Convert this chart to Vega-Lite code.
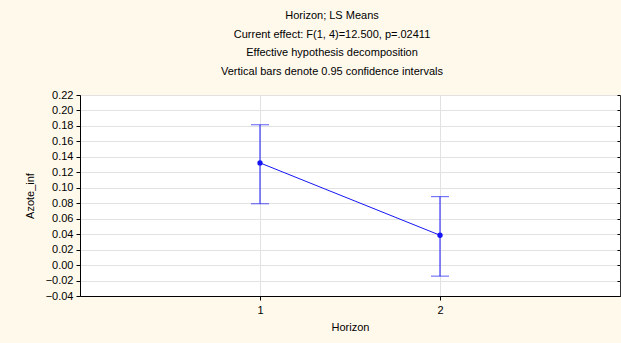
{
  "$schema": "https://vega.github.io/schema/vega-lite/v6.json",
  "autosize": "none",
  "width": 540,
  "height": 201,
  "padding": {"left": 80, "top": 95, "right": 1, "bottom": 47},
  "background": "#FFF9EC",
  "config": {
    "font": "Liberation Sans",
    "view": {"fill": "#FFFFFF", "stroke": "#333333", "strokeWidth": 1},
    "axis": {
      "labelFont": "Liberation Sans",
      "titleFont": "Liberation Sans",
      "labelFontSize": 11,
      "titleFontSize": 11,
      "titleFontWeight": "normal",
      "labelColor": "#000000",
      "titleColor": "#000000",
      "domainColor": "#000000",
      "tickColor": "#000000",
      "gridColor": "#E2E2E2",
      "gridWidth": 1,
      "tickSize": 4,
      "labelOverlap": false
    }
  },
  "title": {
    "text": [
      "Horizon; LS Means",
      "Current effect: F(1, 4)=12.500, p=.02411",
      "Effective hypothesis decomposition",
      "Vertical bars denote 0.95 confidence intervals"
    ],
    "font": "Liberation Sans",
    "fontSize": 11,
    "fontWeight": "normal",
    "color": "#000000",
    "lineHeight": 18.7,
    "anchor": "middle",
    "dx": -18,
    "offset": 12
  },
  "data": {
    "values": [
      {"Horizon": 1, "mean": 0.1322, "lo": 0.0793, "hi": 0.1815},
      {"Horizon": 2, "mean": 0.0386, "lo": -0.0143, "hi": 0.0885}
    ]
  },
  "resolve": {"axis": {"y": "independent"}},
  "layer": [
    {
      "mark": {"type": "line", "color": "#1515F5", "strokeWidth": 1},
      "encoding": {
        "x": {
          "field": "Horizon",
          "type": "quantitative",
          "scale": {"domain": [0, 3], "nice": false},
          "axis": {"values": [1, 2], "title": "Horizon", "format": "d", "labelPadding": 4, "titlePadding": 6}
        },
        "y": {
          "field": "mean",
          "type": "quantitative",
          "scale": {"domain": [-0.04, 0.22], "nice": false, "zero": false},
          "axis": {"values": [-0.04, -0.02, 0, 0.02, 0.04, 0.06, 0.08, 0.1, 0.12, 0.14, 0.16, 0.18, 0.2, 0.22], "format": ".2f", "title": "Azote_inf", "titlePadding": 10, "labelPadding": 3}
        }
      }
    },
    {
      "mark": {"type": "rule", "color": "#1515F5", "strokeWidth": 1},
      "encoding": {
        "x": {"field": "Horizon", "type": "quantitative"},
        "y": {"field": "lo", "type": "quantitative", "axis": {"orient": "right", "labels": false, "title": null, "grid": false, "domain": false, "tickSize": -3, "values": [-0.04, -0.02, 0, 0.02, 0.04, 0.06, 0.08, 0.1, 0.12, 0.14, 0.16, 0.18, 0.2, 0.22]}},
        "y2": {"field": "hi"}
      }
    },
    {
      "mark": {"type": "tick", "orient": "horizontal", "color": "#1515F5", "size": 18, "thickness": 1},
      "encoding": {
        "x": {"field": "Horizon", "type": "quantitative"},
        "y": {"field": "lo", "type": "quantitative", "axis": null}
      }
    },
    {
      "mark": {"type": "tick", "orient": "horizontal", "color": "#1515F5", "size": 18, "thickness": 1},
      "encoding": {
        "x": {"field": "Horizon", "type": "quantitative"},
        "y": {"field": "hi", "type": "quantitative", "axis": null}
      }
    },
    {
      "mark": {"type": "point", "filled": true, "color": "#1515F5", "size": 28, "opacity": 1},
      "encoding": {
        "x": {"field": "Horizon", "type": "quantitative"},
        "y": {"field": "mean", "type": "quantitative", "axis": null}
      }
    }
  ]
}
---
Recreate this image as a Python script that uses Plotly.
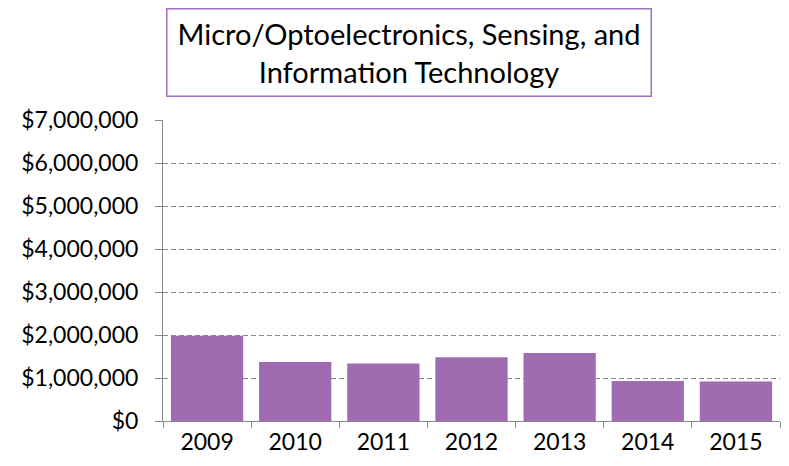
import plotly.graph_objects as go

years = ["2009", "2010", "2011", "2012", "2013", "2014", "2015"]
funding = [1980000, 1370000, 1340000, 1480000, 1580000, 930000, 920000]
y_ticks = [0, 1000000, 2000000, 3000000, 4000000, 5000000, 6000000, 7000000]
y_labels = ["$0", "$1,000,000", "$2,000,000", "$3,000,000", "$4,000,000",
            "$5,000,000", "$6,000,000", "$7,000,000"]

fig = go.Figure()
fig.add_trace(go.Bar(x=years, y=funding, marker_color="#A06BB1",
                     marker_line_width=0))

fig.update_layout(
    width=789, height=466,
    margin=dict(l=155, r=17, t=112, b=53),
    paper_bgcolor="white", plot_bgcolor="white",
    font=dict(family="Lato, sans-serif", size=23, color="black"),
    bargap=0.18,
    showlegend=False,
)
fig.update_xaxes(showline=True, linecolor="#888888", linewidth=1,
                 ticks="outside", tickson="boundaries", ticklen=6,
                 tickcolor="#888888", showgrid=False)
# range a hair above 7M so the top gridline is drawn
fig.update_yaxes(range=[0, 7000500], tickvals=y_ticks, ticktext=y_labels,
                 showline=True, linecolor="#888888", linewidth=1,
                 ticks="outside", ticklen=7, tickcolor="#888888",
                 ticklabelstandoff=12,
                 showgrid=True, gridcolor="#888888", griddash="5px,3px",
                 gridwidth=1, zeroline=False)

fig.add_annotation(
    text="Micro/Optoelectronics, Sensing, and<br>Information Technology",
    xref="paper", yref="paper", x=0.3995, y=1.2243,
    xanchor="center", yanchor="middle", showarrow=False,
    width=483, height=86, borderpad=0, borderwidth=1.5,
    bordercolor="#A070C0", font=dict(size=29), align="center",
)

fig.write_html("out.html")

The problem
Everything above from the line with "Recreate this image" through the line with "import plotly.graph_objects as go" should be retyped exactly, and nothing else; omit pictures.

Reply to the task
Recreate this image as a Python script that uses Plotly.
import plotly.graph_objects as go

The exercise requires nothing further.